### [Exercise goal]
Would you retype, exactly and without the pictures, the lines between the line holding "Emit a LaTeX" and the line holding "(south) at (169,39);", inclusive, and nothing else?

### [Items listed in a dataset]
⟨

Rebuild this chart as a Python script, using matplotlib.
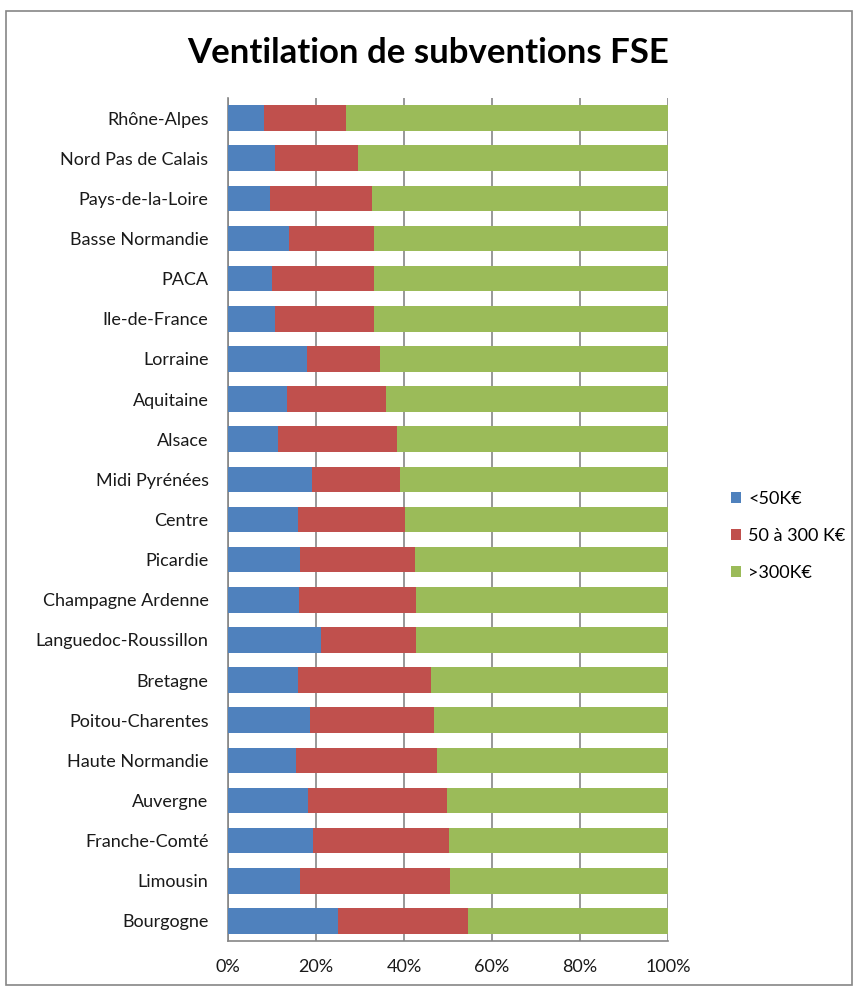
import matplotlib
matplotlib.use("Agg")
import matplotlib.pyplot as plt
from matplotlib.patches import Rectangle
from matplotlib.ticker import PercentFormatter

plt.rcParams['font.family'] = ['Lato', 'DejaVu Sans']

# regions listed bottom to top (as drawn)
regions = ["Bourgogne", "Limousin", "Franche-Comté", "Auvergne", "Haute Normandie",
           "Poitou-Charentes", "Bretagne", "Languedoc-Roussillon", "Champagne Ardenne",
           "Picardie", "Centre", "Midi Pyrénées", "Alsace", "Aquitaine", "Lorraine",
           "Ile-de-France", "PACA", "Basse Normandie", "Pays-de-la-Loire",
           "Nord Pas de Calais", "Rhône-Alpes"]

# share (%) of each bracket
small = [25.1, 16.4, 19.3, 18.2, 15.4, 18.6, 15.8, 21.2, 16.1, 16.4, 15.8,
         19.0, 11.3, 13.5, 17.9, 10.7, 10.0, 13.9, 9.5, 10.7, 8.1]
medium = [29.4, 34.1, 30.9, 31.6, 32.2, 28.3, 30.4, 21.6, 26.7, 26.1, 24.5,
          20.0, 27.2, 22.5, 16.7, 22.4, 23.1, 19.2, 23.3, 18.8, 18.8]
large = [100 - s - m for s, m in zip(small, medium)]

labels = ["<50K€", "50 à 300 K€", ">300K€"]
colors = ["#4F81BD", "#C0504D", "#9BBB59"]

fig = plt.figure(figsize=(8.56, 9.88), dpi=100)
ax = fig.add_axes([228 / 856, 1 - 941 / 988, 440 / 856, 843 / 988])

y = range(len(regions))
left = [0] * len(regions)
for vals, lab, col in zip([small, medium, large], labels, colors):
    ax.barh(y, vals, left=left, height=0.64, color=col, label=lab, zorder=3)
    left = [a + b for a, b in zip(left, vals)]

ax.set_xlim(0, 100)
ax.set_ylim(-0.5, len(regions) - 0.5)
ax.set_xticks([0, 20, 40, 60, 80, 100])
ax.xaxis.set_major_formatter(PercentFormatter(decimals=0))
ax.set_yticks(list(y))
ax.set_yticklabels(regions)
ax.tick_params(axis='both', length=0, labelsize=13, colors='#1a1a1a')
ax.tick_params(axis='y', pad=14)
ax.tick_params(axis='x', pad=13)
ax.grid(axis='x', color='#868686', linewidth=1.2, zorder=0)

for side in ['top', 'right']:
    ax.spines[side].set_visible(False)
for side in ['left', 'bottom']:
    ax.spines[side].set_color('#868686')
    ax.spines[side].set_linewidth(1.2)

fig.text(0.5, 1 - 53 / 988, "Ventilation de subventions FSE", ha='center', va='center',
         fontsize=25, fontweight='bold')

ax.legend(loc='center left', bbox_to_anchor=(722 / 856, 1 - 536 / 988),
          bbox_transform=fig.transFigure, frameon=False, fontsize=13,
          handlelength=0.55, handleheight=0.55, handletextpad=0.4,
          labelspacing=1.15, borderpad=0)

# outer chart border
fig.patches.append(Rectangle((6 / 856, 3 / 988), 846 / 856, 974 / 988,
                             transform=fig.transFigure, fill=False,
                             edgecolor='#868686', linewidth=1.2))

fig.savefig("out.png", dpi=100)
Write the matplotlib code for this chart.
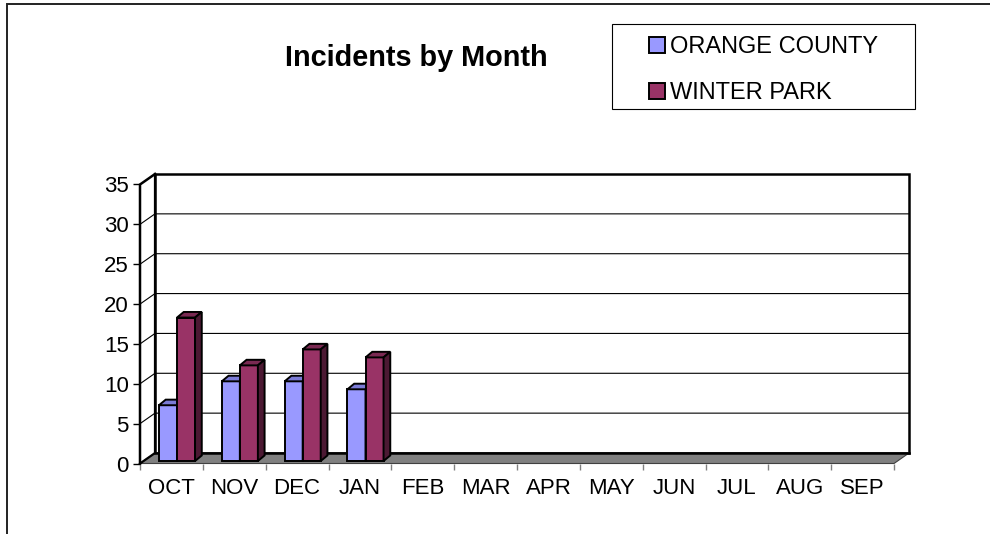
import matplotlib
matplotlib.use('Agg')
import matplotlib.pyplot as plt
import numpy as np
from matplotlib.patches import Polygon, Rectangle, Patch

months = ['OCT', 'NOV', 'DEC', 'JAN', 'FEB', 'MAR', 'APR', 'MAY', 'JUN', 'JUL', 'AUG', 'SEP']
orange_county = [7, 10, 10, 9]
winter_park = [18, 12, 14, 13]
series_names = ['ORANGE COUNTY', 'WINTER PARK']
y_ticks = [0, 5, 10, 15, 20, 25, 30, 35]

plt.rcParams['font.family'] = ['Liberation Sans', 'DejaVu Sans']

W, H = 990, 534
fig = plt.figure(figsize=(W / 100, H / 100), dpi=100)

# outer chart border (runs off the right and bottom edge)
fig.add_artist(Rectangle((7 / W, -0.1), 1.2, (H - 4) / H + 0.1, transform=fig.transFigure,
                         facecolor='none', edgecolor='#222222', lw=1.4))

ax = fig.add_axes([140 / W, (H - 463.5) / H, (894 - 140) / W, (463.5 - 184.5) / H])
n = len(months)
ymax = y_ticks[-1]
ax.set_xlim(0, n)
ax.set_ylim(0, ymax)
ax.patch.set_visible(False)
for s in ax.spines.values():
    s.set_visible(False)

# depth of the 3d box, in data units
DX, DY = 0.239, 1.317

# back wall + gridlines
ax.add_patch(Rectangle((DX, DY), n, ymax, facecolor='white', edgecolor='black',
                       lw=1.8, clip_on=False, zorder=1))
for v in y_ticks[1:-1]:
    ax.plot([0, DX, n + DX], [v, v + DY, v + DY], color='black', lw=0.8,
            clip_on=False, zorder=1.5)

# floor
ax.add_patch(Polygon([(0, 0), (n, 0), (n + DX, DY), (DX, DY)], closed=True,
                     facecolor='#808080', edgecolor='#404040', lw=0.8, clip_on=False, zorder=2))
ax.plot([DX, n + DX], [DY, DY], color='black', lw=1.8, clip_on=False, zorder=2.1)

# front-left axis and side wall edges
ax.plot([0, 0, DX], [0, ymax, ymax + DY], color='black', lw=1.8, clip_on=False,
        zorder=2.2, solid_joinstyle='miter')
ax.plot([0, DX], [0, DY], color='black', lw=1.6, clip_on=False, zorder=2.2)
ax.plot([DX, DX], [DY, ymax + DY], color='black', lw=1.6, clip_on=False, zorder=2.2)

# 3d bars
bw = 0.287
bdx, bdy = 0.107, 0.7
off = 0.302
by0 = 0.31
colors = [('#9999FF', '#7B7BD6', '#5C5C99'), ('#993366', '#7A2952', '#4C1933')]
z = 3
for i in range(len(orange_county)):
    for k, vals in enumerate([orange_county, winter_park]):
        v = vals[i]
        x0 = i + off + k * bw
        front, top, side = colors[k]
        ax.add_patch(Rectangle((x0, by0), bw, v, facecolor=front, edgecolor='black',
                               lw=1.4, clip_on=False, zorder=z))
        ax.add_patch(Polygon([(x0, by0 + v), (x0 + bw, by0 + v), (x0 + bw + bdx, by0 + v + bdy),
                              (x0 + bdx, by0 + v + bdy)], closed=True, facecolor=top,
                             edgecolor='black', lw=1.4, clip_on=False, zorder=z))
        ax.add_patch(Polygon([(x0 + bw, by0), (x0 + bw + bdx, by0 + bdy),
                              (x0 + bw + bdx, by0 + v + bdy), (x0 + bw, by0 + v)], closed=True,
                             facecolor=side, edgecolor='black', lw=1.4, clip_on=False, zorder=z))
        z += 0.1

# ticks
ax.set_yticks(y_ticks)
ax.tick_params(axis='y', length=5, width=1, pad=3, labelsize=16, color='black')
ax.set_xticks(np.arange(n) + 0.5, months)
ax.set_xticks(np.arange(n + 1), minor=True)
ax.tick_params(axis='x', which='major', length=0, pad=10.5, labelsize=16)
ax.tick_params(axis='x', which='minor', length=4, width=1, color='#808080')

# title
fig.text(416.5 / W, 1 - 66 / H, 'Incidents by Month', ha='center', va='baseline',
         fontsize=20.8, fontweight='bold')

# legend
fig.add_artist(Rectangle((612 / W, 1 - 109 / H), 303 / W, 85 / H, transform=fig.transFigure,
                         facecolor='white', edgecolor='black', lw=0.8))
handles = [Patch(facecolor=c[0], edgecolor='black', lw=1.4) for c in colors]
fig.legend(handles, series_names, loc='center left', bbox_to_anchor=(649 / W, 1 - 70.3 / H),
           frameon=False, fontsize=17, handlelength=0.68, handleheight=0.68,
           handletextpad=0.21, labelspacing=1.0, borderpad=0, borderaxespad=0)

fig.savefig('out.png', dpi=100)
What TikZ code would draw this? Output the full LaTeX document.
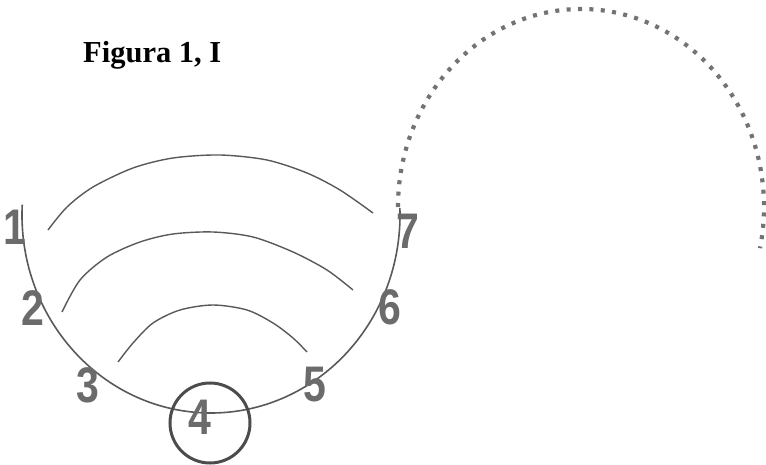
\documentclass[tikz,border=0pt]{standalone}
\usepackage{fontspec}
\setmainfont{Liberation Serif}
\newfontfamily\numfont{Liberation Sans}

\begin{document}
\begin{tikzpicture}[
  x=1pt, y=1pt,
  num/.style={font=\numfont\bfseries\fontsize{50}{50}\selectfont, text=black!58,
              inner sep=0pt, xscale=0.82},
  trace/.style={draw=black!65, line width=1.6pt},
  pointille/.style={draw=black!55, line width=4.2pt, dash pattern=on 4pt off 7.4pt}
]
  \useasboundingbox (0,0) rectangle (766,464);

  \node[font=\bfseries\fontsize{30.5}{30.5}\selectfont, anchor=base west, inner sep=0pt]
    (titre) at (83,401) {Figura 1, I};

  % Arcs
  \draw[trace] (211,249) ++(177:189 and 198)
    arc[start angle=177, end angle=362, x radius=189, y radius=198];
  \draw[pointille] (581,257) ++(180:183 and 198)
    arc[start angle=180, end angle=-12, x radius=183, y radius=198];

  \draw[trace, line width=1.4pt] plot[smooth] coordinates
    {(48,234) (67,257) (93,277) (133,296) (173,306) (220,309) (267,304) (307,291) (340,274) (373,251)};
  \draw[trace, line width=1.4pt] plot[smooth] coordinates
    {(62,152) (80,184) (107,207) (140,222) (173,230) (213,232) (253,227) (293,212) (327,194) (353,174)};
  \draw[trace, line width=1.4pt] plot[smooth] coordinates
    {(118,102) (133,121) (153,141) (180,154) (213,159) (247,154) (273,141) (293,126) (307,112)};

  % Chiffres
  \foreach \n/\x/\y in {1/15/237, 2/33/156, 3/88/79, 4/200/47, 5/315/79, 6/390/157, 7/408/233}
    \node[num] (n\n) at (\x,\y) {\n};

  \draw[draw=black!70, line width=3pt] (210,41) circle[radius=40];
\end{tikzpicture}
\end{document}
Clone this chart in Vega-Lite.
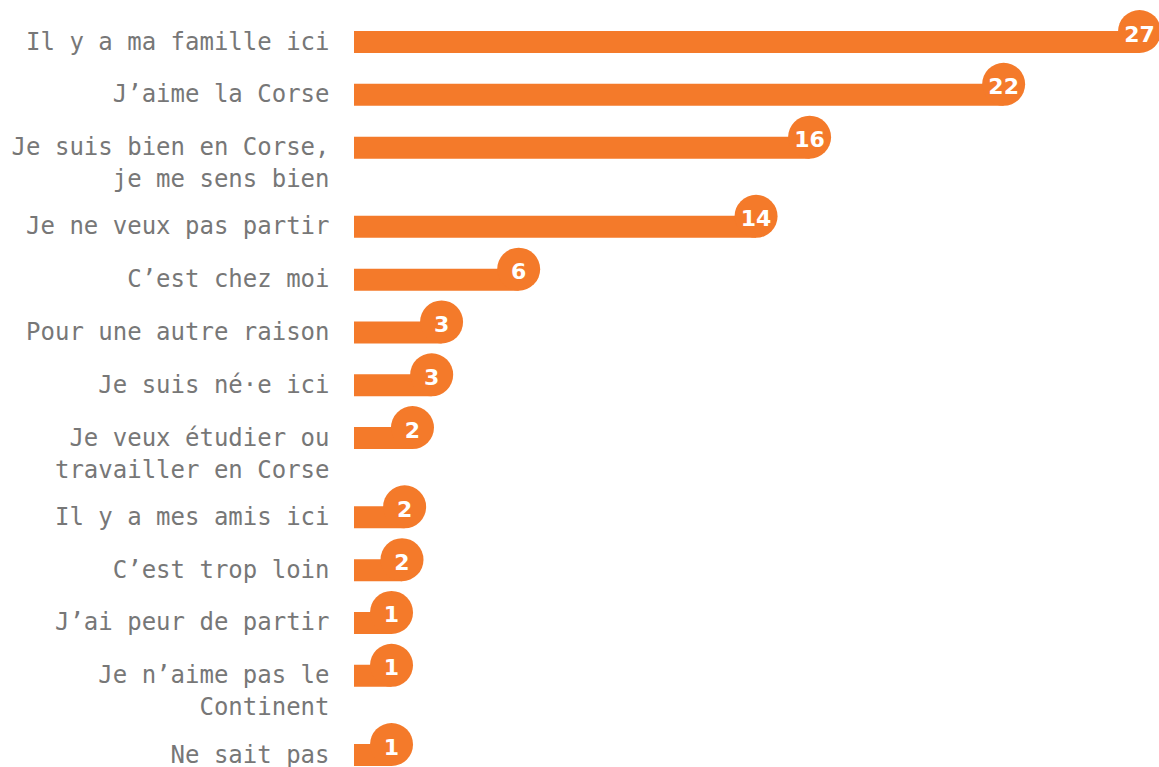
{
  "$schema": "https://vega.github.io/schema/vega-lite/v6.json",
  "autosize": {"type": "none"},
  "padding": {"left": 354, "top": 0, "right": 0, "bottom": 0},
  "width": 805,
  "height": 767,
  "background": "white",
  "config": {"view": {"stroke": null}},
  "data": {
    "values": [
      {"reason": "Il y a ma famille ici", "pct": 27.0},
      {"reason": "J’aime la Corse", "pct": 22.33},
      {"reason": "Je suis bien en Corse,|je me sens bien", "pct": 15.66},
      {"reason": "Je ne veux pas partir", "pct": 13.82},
      {"reason": "C’est chez moi", "pct": 5.66},
      {"reason": "Pour une autre raison", "pct": 3.01},
      {"reason": "Je suis né·e ici", "pct": 2.67},
      {"reason": "Je veux étudier ou|travailler en Corse", "pct": 2.01},
      {"reason": "Il y a mes amis ici", "pct": 1.74},
      {"reason": "C’est trop loin", "pct": 1.65},
      {"reason": "J’ai peur de partir", "pct": 1.29},
      {"reason": "Je n’aime pas le|Continent", "pct": 1.29},
      {"reason": "Ne sait pas", "pct": 1.29}
    ]
  },
  "encoding": {
    "y": {
      "field": "reason",
      "type": "nominal",
      "scale": {
        "type": "point",
        "range": [42, 755],
        "padding": 0,
        "domain": [
          "Il y a ma famille ici", "~1",
          "J’aime la Corse", "~2",
          "Je suis bien en Corse,|je me sens bien", "~3", "~4",
          "Je ne veux pas partir", "~5",
          "C’est chez moi", "~6",
          "Pour une autre raison", "~7",
          "Je suis né·e ici", "~8",
          "Je veux étudier ou|travailler en Corse", "~9", "~10",
          "Il y a mes amis ici", "~11",
          "C’est trop loin", "~12",
          "J’ai peur de partir", "~13",
          "Je n’aime pas le|Continent", "~14", "~15",
          "Ne sait pas"
        ]
      },
      "axis": {
        "title": null,
        "domain": false,
        "ticks": false,
        "labelPadding": 25,
        "labelFont": "DejaVu Sans Mono",
        "labelFontSize": 24,
        "labelColor": "#777777",
        "labelBaseline": "alphabetic",
        "labelOffset": 7,
        "labelLineHeight": 32,
        "labelLimit": 400,
        "labelOverlap": false,
        "labelExpr": "indexof(datum.value, '~') == 0 ? '' : split(datum.value, '|')"
      }
    },
    "x": {
      "field": "pct",
      "type": "quantitative",
      "scale": {"domain": [0, 27.67], "nice": false, "zero": true},
      "axis": null
    }
  },
  "layer": [
    {"mark": {"type": "bar", "height": 22, "color": "#f47a2a", "cornerRadius": 0}},
    {"mark": {"type": "point", "shape": "circle", "filled": true, "opacity": 1, "size": 1849, "color": "#f47a2a", "yOffset": -10.5}},
    {
      "mark": {"type": "text", "align": "center", "baseline": "middle", "font": "DejaVu Sans", "fontSize": 22, "fontWeight": "bold", "color": "white", "yOffset": -7.5},
      "encoding": {"text": {"field": "pct", "type": "quantitative", "format": ".0f"}}
    }
  ]
}
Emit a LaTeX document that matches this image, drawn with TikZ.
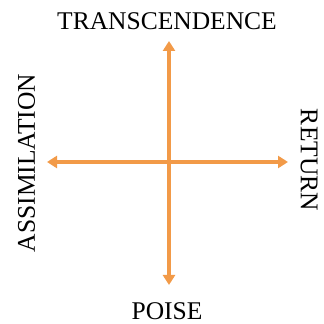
\documentclass[tikz,border=0pt]{standalone}
\usepackage{fontspec}
\setmainfont{Liberation Serif}
\usetikzlibrary{arrows.meta, positioning}
\definecolor{axisorange}{RGB}{242,154,72}

\begin{document}
\begin{tikzpicture}[
  x=1pt, y=1pt,
  axis/.style={{Triangle[length=10pt, width=12pt]}-{Triangle[length=10pt, width=12pt]},
               line width=3.4pt, draw=axisorange},
  pole/.style={inner sep=0pt, font=\fontsize{25.5}{30}\selectfont}
]
\useasboundingbox (0,0) rectangle (324,324);

% axis ends
\coordinate (mid) at (169,162);
\coordinate (west) at (47,162);
\coordinate (east) at (288,162);
\coordinate (north) at (169,283);
\coordinate (south) at (169,39);

\node[pole] (trans) at (167,303) {TRANSCENDENCE};
\node[pole] (poise) at (167,12.5) {POISE};
\node[pole, rotate=90] (assim) at (26.5,161) {ASSIMILATION};
\node[pole, rotate=-90] (ret) at (309,164) {RETURN};

\draw[axis] (west) -- (east);
\draw[axis] (south) -- (north);

\end{tikzpicture}
\end{document}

⟩

### [The reply]
Emit a LaTeX document that matches this image, drawn with TikZ.
\documentclass[tikz,border=0pt]{standalone}
\usepackage{fontspec}
\setmainfont{Liberation Serif}
\usetikzlibrary{arrows.meta, positioning}
\definecolor{axisorange}{RGB}{242,154,72}

\begin{document}
\begin{tikzpicture}[
  x=1pt, y=1pt,
  axis/.style={{Triangle[length=10pt, width=12pt]}-{Triangle[length=10pt, width=12pt]},
               line width=3.4pt, draw=axisorange},
  pole/.style={inner sep=0pt, font=\fontsize{25.5}{30}\selectfont}
]
\useasboundingbox (0,0) rectangle (324,324);

% axis ends
\coordinate (mid) at (169,162);
\coordinate (west) at (47,162);
\coordinate (east) at (288,162);
\coordinate (north) at (169,283);
\coordinate (south) at (169,39);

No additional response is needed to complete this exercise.